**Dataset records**
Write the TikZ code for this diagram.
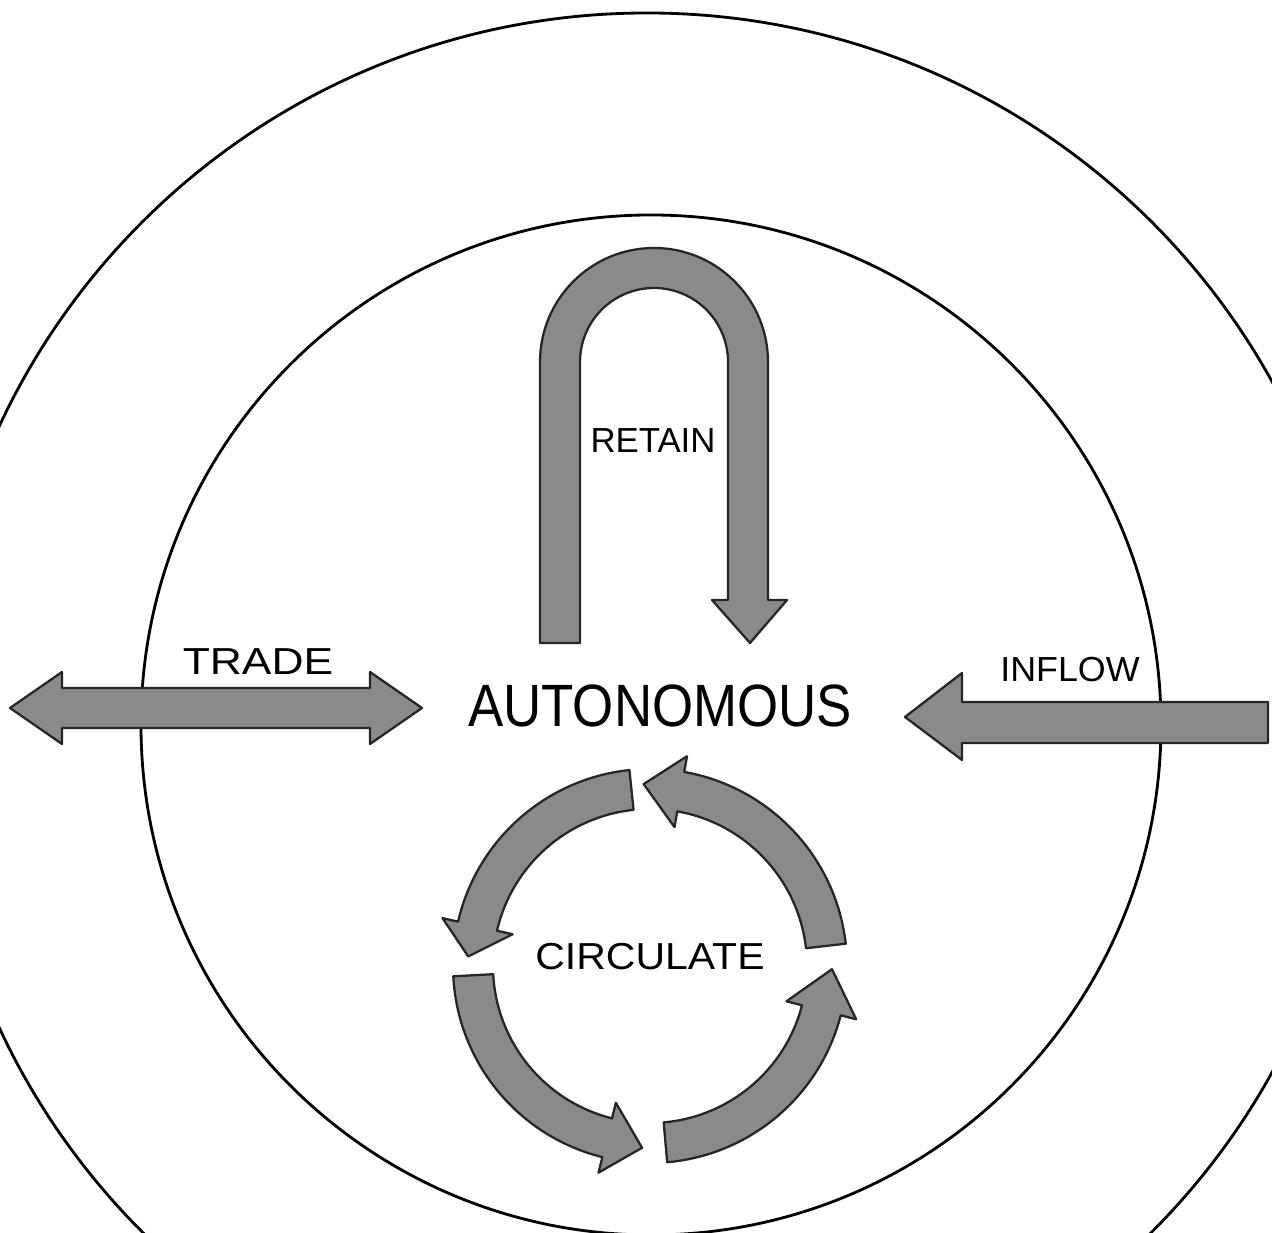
\documentclass[tikz,border=0pt]{standalone}
\usepackage{fontspec}
\setmainfont{Liberation Sans}

\begin{document}
\begin{tikzpicture}[
      x=0.02cm, y=0.02cm,
      % Define styles for the elements
      ring/.style={
          draw,
          line width=1.6pt
        },
      flow/.style={
          fill=black!46,
          draw=black!85,
          line width=1.3pt,
          line join=round
        },
      word/.style={
          inner sep=0pt,
          text=black,
          font=\fontsize{#1}{#1}\selectfont
        }
    ]
    \useasboundingbox (0,0) rectangle (1272,1233);
    \clip (0,0) rectangle (1272,1233);

    % The two rings
    \draw[ring] (647,506) circle[radius=714];
    \draw[ring] (651,508) circle[radius=510];

    % Place the labels
    \node[word=19.8pt] (retain) at (653,792) {RETAIN};
    \node[word=21.4pt, xscale=1.18] (trade) at (258,571) {TRADE};
    \node[word=19.8pt, xscale=1.03] (inflow) at (1070,563) {INFLOW};
    \node[word=34pt, xscale=0.885] (auto) at (660,527) {AUTONOMOUS};
    \node[word=21.4pt, xscale=1.09] (circ) at (650,276) {CIRCULATE};

    % The U-turn arrow
    \filldraw[flow] (540,590) -- (540,871)
      arc[start angle=180, end angle=0, radius=114] -- (768,633)
      -- (787,633) -- (750,590) -- (712,633) -- (728,633) -- (728,871)
      arc[start angle=0, end angle=180, radius=74] -- (580,590) -- cycle;

    % The two-way arrow on the left
    \filldraw[flow] (10,525) -- (62,561) -- (62,545) -- (370,545) -- (370,561)
      -- (422,525) -- (370,489) -- (370,505) -- (62,505) -- (62,489) -- cycle;

    % The arrow coming in from the right
    \filldraw[flow] (905,516) -- (962,560) -- (962,531) -- (1268,531)
      -- (1268,490) -- (962,490) -- (962,473) -- cycle;

    % The ring of four arrows
    \begin{scope}[shift={(650,267)}]
      \foreach \tail/\base/\tip in {96/167/177, 6.5/80/92, -85/-14.5/-1, 183/256/267.5}
        \filldraw[flow] (\tail:197) arc[start angle=\tail, end angle=\base, radius=197]
          -- (\base:213) -- (\tip:182) -- (\base:141) -- (\base:157)
          arc[start angle=\base, end angle=\tail, radius=157] -- cycle;
    \end{scope}

  \end{tikzpicture}
\end{document}
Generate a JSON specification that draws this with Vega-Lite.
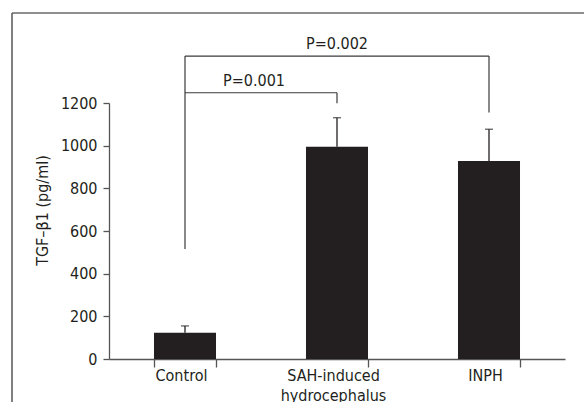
{
  "$schema": "https://vega.github.io/schema/vega-lite/v6.json",
  "width": 572,
  "height": 389,
  "autosize": {"type": "none"},
  "padding": {"left": 12, "top": 13, "right": 0, "bottom": 0},
  "background": "white",
  "datasets": {
    "bars": [
      {"group": "Control", "mean": 123, "upper": 155},
      {"group": "SAH-induced hydrocephalus", "mean": 995, "upper": 1131},
      {"group": "INPH", "mean": 928, "upper": 1077}
    ],
    "brackets": [
      {"from": "Control", "to": "Control", "low": 516, "high": 1420},
      {"from": "Control", "to": "INPH", "low": 1420, "high": 1420},
      {"from": "INPH", "to": "INPH", "low": 1155, "high": 1420},
      {"from": "Control", "to": "SAH-induced hydrocephalus", "low": 1248, "high": 1248},
      {"from": "SAH-induced hydrocephalus", "to": "SAH-induced hydrocephalus", "low": 1199, "high": 1248}
    ],
    "p1": [{"group": "Control", "label": "P=0.001", "y": 1305}],
    "p2": [{"group": "SAH-induced hydrocephalus", "label": "P=0.002", "y": 1477}],
    "frame": [{"side": "top", "pos": 1}, {"side": "left", "pos": 0}]
  },
  "resolve": {"scale": {"x": "independent", "y": "independent"}, "axis": {"x": "independent", "y": "independent"}},
  "layer": [
    {
      "data": {"name": "frame"},
      "transform": [{"filter": "datum.side == 'top'"}],
      "mark": {"type": "rule", "color": "#6a6a6a", "strokeWidth": 1.4},
      "encoding": {
        "y": {"field": "pos", "type": "quantitative", "scale": {"domain": [0, 1], "nice": false}, "axis": null}
      }
    },
    {
      "data": {"name": "frame"},
      "transform": [{"filter": "datum.side == 'left'"}],
      "mark": {"type": "rule", "color": "#4a4a4a", "strokeWidth": 1.4},
      "encoding": {
        "x": {"field": "pos", "type": "quantitative", "scale": {"domain": [0, 1], "nice": false}, "axis": null}
      }
    },
    {
      "layer": [
        {
          "data": {"name": "bars"},
          "mark": {"type": "bar", "color": "#231f20"},
          "encoding": {
            "x": {
              "field": "group", "type": "nominal", "sort": null,
              "scale": {"domain": ["Control", "SAH-induced hydrocephalus", "INPH"], "range": [97, 553], "paddingInner": 0.592, "paddingOuter": 0.296},
              "axis": {
                "title": null, "orient": "bottom", "offset": -43, "tickBand": "extent", "tickSize": 8,
                "labelPadding": 0, "labelAngle": 0, "labelLineHeight": 20, "labelOffset": -4,
                "labelExpr": "datum.label == 'SAH-induced hydrocephalus' ? ['SAH-induced', 'hydrocephalus'] : datum.label"
              }
            },
            "y": {
              "field": "mean", "type": "quantitative",
              "scale": {"domain": [0, 1200], "range": [346, 90], "nice": false},
              "axis": {
                "title": "TGF–β1 (pg/ml)", "orient": "left", "offset": -97, "format": "d",
                "values": [0, 200, 400, 600, 800, 1000, 1200], "tickSize": 6, "labelPadding": 6, "grid": false,
                "titleX": -67, "titleY": 197, "titleBaseline": "middle", "titleAlign": "center", "titleAngle": -90
              }
            }
          }
        },
        {
          "data": {"name": "bars"},
          "mark": {"type": "rule", "color": "#231f20", "strokeWidth": 1.3},
          "encoding": {
            "x": {"field": "group", "type": "nominal", "sort": null},
            "y": {"field": "mean", "type": "quantitative"},
            "y2": {"field": "upper"}
          }
        },
        {
          "data": {"name": "bars"},
          "mark": {"type": "tick", "color": "#231f20", "thickness": 1.3},
          "encoding": {
            "x": {"field": "group", "type": "nominal", "sort": null},
            "y": {"field": "upper", "type": "quantitative"},
            "size": {"value": 8}
          }
        },
        {
          "data": {"name": "brackets"},
          "mark": {"type": "rule", "color": "#3a3a3a", "strokeWidth": 1.2},
          "encoding": {
            "x": {"field": "from", "type": "nominal", "sort": null},
            "x2": {"field": "to"},
            "y": {"field": "low", "type": "quantitative"},
            "y2": {"field": "high"}
          }
        },
        {
          "data": {"name": "p1"},
          "mark": {"type": "text", "color": "#231f20", "fontSize": 16, "baseline": "middle", "align": "center", "dx": 69},
          "encoding": {
            "x": {"field": "group", "type": "nominal", "sort": null},
            "y": {"field": "y", "type": "quantitative"},
            "text": {"field": "label"}
          }
        },
        {
          "data": {"name": "p2"},
          "mark": {"type": "text", "color": "#231f20", "fontSize": 16, "baseline": "middle", "align": "center"},
          "encoding": {
            "x": {"field": "group", "type": "nominal", "sort": null},
            "y": {"field": "y", "type": "quantitative"},
            "text": {"field": "label"}
          }
        }
      ]
    }
  ],
  "config": {
    "font": "'DejaVu Sans Condensed', 'Liberation Sans Narrow', sans-serif",
    "view": {"stroke": null},
    "axis": {
      "domainColor": "#555555", "domainWidth": 1.3, "tickColor": "#555555", "tickWidth": 1.3,
      "labelColor": "#231f20", "labelFontSize": 16, "titleColor": "#231f20", "titleFontSize": 16,
      "titleFontWeight": "normal", "labelFont": "'DejaVu Sans Condensed', 'Liberation Sans Narrow', sans-serif",
      "titleFont": "'DejaVu Sans Condensed', 'Liberation Sans Narrow', sans-serif"
    }
  }
}
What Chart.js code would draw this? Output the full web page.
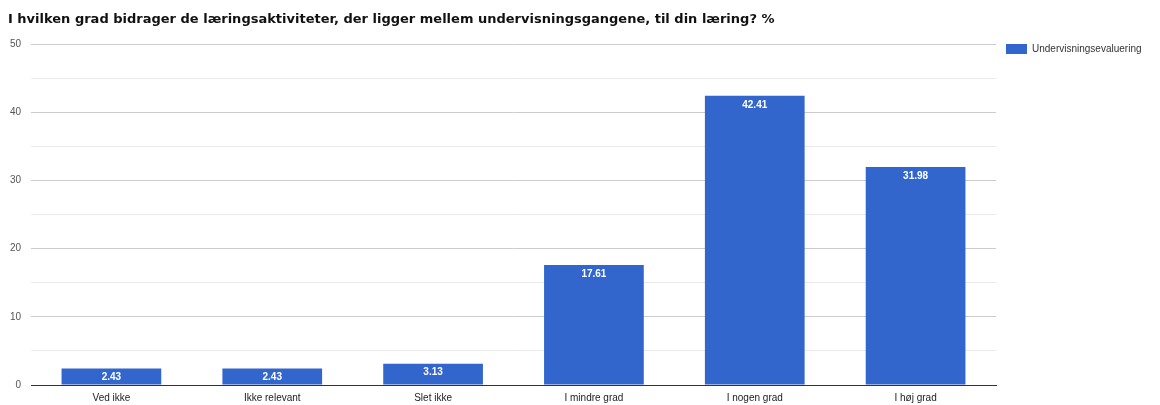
<!DOCTYPE html>
<html>
<head>
<meta charset="utf-8">
<script src="https://cdn.jsdelivr.net/npm/chart.js@4.4.1/dist/chart.umd.min.js"></script>
<style>
  html, body { margin: 0; padding: 0; background: #fff; }
  #wrap { position: relative; width: 1160px; height: 405px; }
</style>
</head>
<body>
<div id="wrap"><canvas id="chart" width="1160" height="405"></canvas></div>
<script>
const chartTitle = 'I hvilken grad bidrager de læringsaktiviteter, der ligger mellem undervisningsgangene, til din læring? %';
const seriesName = 'Undervisningsevaluering';
const categories = ['Ved ikke', 'Ikke relevant', 'Slet ikke', 'I mindre grad', 'I nogen grad', 'I høj grad'];
const values = [2.43, 2.43, 3.13, 17.61, 42.41, 31.98];
const barColor = '#3366cc';

// title + legend drawn by hand so they land where the reference has them
const decorPlugin = {
    id: 'decor',
    afterDraw(chart) {
        const ctx = chart.ctx;
        ctx.save();
        ctx.fillStyle = '#111';
        ctx.font = 'bold 13px "DejaVu Sans", Verdana, sans-serif';
        ctx.textBaseline = 'middle';
        ctx.textAlign = 'left';
        ctx.fillText(chartTitle, 8, 20);

        ctx.fillStyle = barColor;
        ctx.fillRect(1006, 44, 21, 10);
        ctx.fillStyle = '#333';
        ctx.font = '10px Arial, "Liberation Sans", sans-serif';
        ctx.fillText(seriesName, 1032, 49.5);
        ctx.restore();
    }
};

// value labels inside the top of each bar
const valueLabels = {
    id: 'valueLabels',
    afterDatasetsDraw(chart) {
        const ctx = chart.ctx;
        const meta = chart.getDatasetMeta(0);
        ctx.save();
        ctx.fillStyle = '#fff';
        ctx.font = 'bold 10px Arial, "Liberation Sans", sans-serif';
        ctx.textAlign = 'center';
        ctx.textBaseline = 'middle';
        meta.data.forEach(function (bar, i) {
            ctx.fillText(values[i].toFixed(2), bar.x, bar.y + 9);
        });
        ctx.restore();
    }
};

const ctx = document.getElementById('chart').getContext('2d');
const chart = new Chart(ctx, {
    type: 'bar',
    data: {
        labels: categories,
        datasets: [{
            label: seriesName,
            data: values,
            backgroundColor: barColor,
            borderWidth: 0,
            barPercentage: 0.62,
            categoryPercentage: 1
        }]
    },
    options: {
        responsive: false,
        animation: false,
        devicePixelRatio: 1,
        layout: {
            padding: { left: 0, top: 44, right: 164, bottom: 0 }
        },
        plugins: {
            legend: { display: false },
            title: { display: false },
            tooltip: { enabled: false }
        },
        scales: {
            x: {
                grid: { display: false, drawTicks: false },
                border: { display: true, color: '#333', width: 1 },
                ticks: {
                    color: '#222',
                    font: { family: 'Arial, "Liberation Sans", sans-serif', size: 10 },
                    padding: 7,
                    maxRotation: 0
                },
                afterFit: function (scale) { scale.height = 20; }
            },
            y: {
                min: 0,
                max: 50,
                border: { display: false },
                grid: {
                    drawTicks: false,
                    color: function (c) {
                        if (c.tick.value === 0) return 'rgba(0,0,0,0)';
                        return c.tick.value % 10 === 0 ? '#cccccc' : '#ebebeb';
                    }
                },
                ticks: {
                    stepSize: 5,
                    color: '#555',
                    font: { family: 'Arial, "Liberation Sans", sans-serif', size: 10 },
                    padding: 10,
                    callback: function (v) { return v % 10 === 0 ? v : ''; }
                },
                afterFit: function (scale) { scale.width = 31; }
            }
        }
    },
    plugins: [decorPlugin, valueLabels]
});
</script>
</body>
</html>
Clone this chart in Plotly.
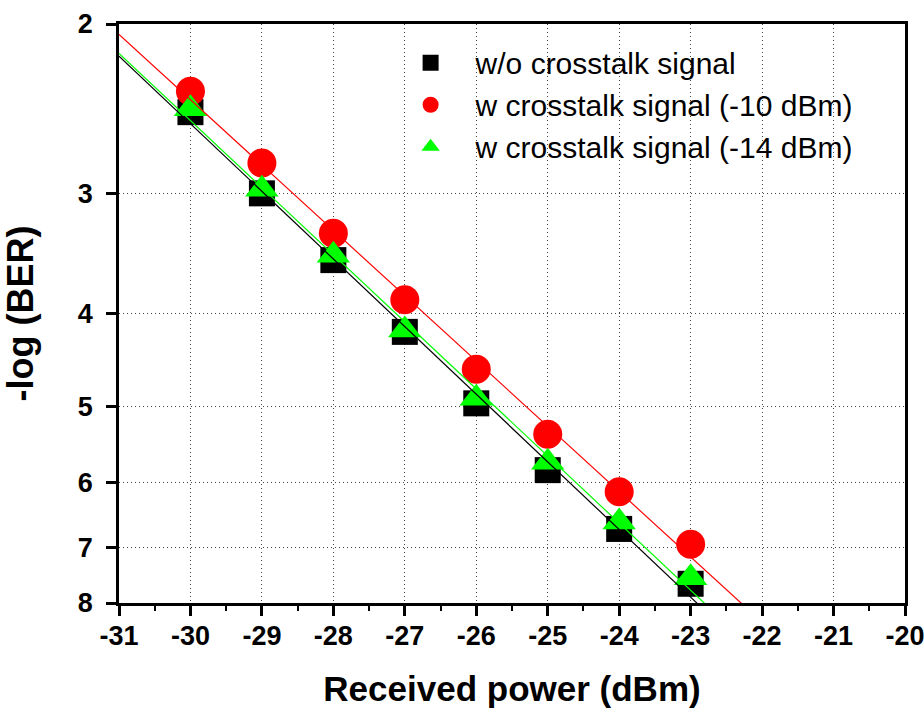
import numpy as np
import plotly.graph_objects as go

# Received power (dBm)
power = [-30, -29, -28, -27, -26, -25, -24, -23]
# -log(BER) values
wo_crosstalk = [2.47, 3.00, 3.52, 4.18, 4.96, 5.82, 6.70, 7.64]
w_crosstalk_10 = [2.35, 2.79, 3.30, 3.87, 4.57, 5.34, 6.13, 6.95]
w_crosstalk_14 = [2.45, 2.97, 3.48, 4.16, 4.90, 5.71, 6.59, 7.53]

series_names = ["w/o crosstalk signal", "w crosstalk signal (-10 dBm)", "w crosstalk signal (-14 dBm)"]
x_ticks = [-31, -30, -29, -28, -27, -26, -25, -24, -23, -22, -21, -20]
y_ticks = [2, 3, 4, 5, 6, 7, 8]

series = [
    (wo_crosstalk, "#000000", "square", 26),
    (w_crosstalk_10, "#ff0000", "circle", 29),
    (w_crosstalk_14, "#00ff00", "triangle-up", 29),
]

fig = go.Figure()
x_fit = np.array([x_ticks[0], x_ticks[-1]], dtype=float)
for (vals, color, sym, size), name in zip(series, series_names):
    fig.add_trace(go.Scatter(
        x=power, y=vals, mode="markers", name="\u00a0\u00a0\u00a0" + name,
        marker=dict(symbol=sym, size=size, color=color, line=dict(width=0)),
    ))
for (vals, color, sym, size), name in zip(series, series_names):
    b, a = np.polyfit(np.array(power, float), np.log10(np.array(vals, float)), 1)
    fig.add_trace(go.Scatter(
        x=x_fit, y=10 ** (a + b * x_fit), mode="lines", showlegend=False,
        line=dict(color=color, width=1.2), hoverinfo="skip",
    ))

fig.update_layout(
    width=924, height=708,
    margin=dict(l=119, r=19, t=24, b=105),
    paper_bgcolor="white", plot_bgcolor="white",
    font=dict(family="Liberation Sans, Arial, sans-serif", color="black"),
    showlegend=True,
    legend=dict(
        x=0.371, y=0.978, xanchor="left", yanchor="top",
        bgcolor="rgba(0,0,0,0)", font=dict(size=30, color="black"),
        itemsizing="trace",
    ),
)
grid_dash = "1px,3px"
fig.update_xaxes(
    range=[-31, -20], tickvals=x_ticks, ticktext=[str(t) for t in x_ticks],
    showline=True, linecolor="black", linewidth=2.5, mirror=True,
    ticks="outside", ticklen=10, tickwidth=2.5, tickcolor="black",
    tickfont=dict(size=27, family="Liberation Sans, Arial, sans-serif", weight="bold"),
    minor=dict(ticks="outside", ticklen=5, tickwidth=2, tickcolor="black", dtick=0.5, showgrid=False),
    showgrid=True, gridcolor="#444", griddash=grid_dash, gridwidth=1,
    zeroline=False, ticklabelstandoff=-3, automargin=False, ticklabeloverflow="allow",
    title=dict(text="Received power (dBm)", font=dict(size=35, weight="bold"), standoff=31),
)
fig.update_yaxes(
    type="log", range=[np.log10(8), np.log10(2)],
    tickvals=y_ticks, ticktext=[str(t) for t in y_ticks],
    showline=True, linecolor="black", linewidth=2.5, mirror=True,
    ticks="outside", ticklen=10, tickwidth=2.5, tickcolor="black",
    tickfont=dict(size=27, family="Liberation Sans, Arial, sans-serif", weight="bold"),
    showgrid=True, gridcolor="#444", griddash=grid_dash, gridwidth=1,
    zeroline=False, ticklabelstandoff=8, automargin=False, ticklabeloverflow="allow",
    title=dict(text="-log (BER)", font=dict(size=36, weight="bold"), standoff=35),
)

fig.write_html(
    "out.html",
    config={"displayModeBar": False},
    post_script="document.body.style.margin='0';document.body.style.overflow='hidden';",
)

**What the task asks**
Extract, from the material above, each line holding the word "code".

**Final result**
Write the TikZ code for this diagram.
What Chart.js code would draw this? Output the full web page.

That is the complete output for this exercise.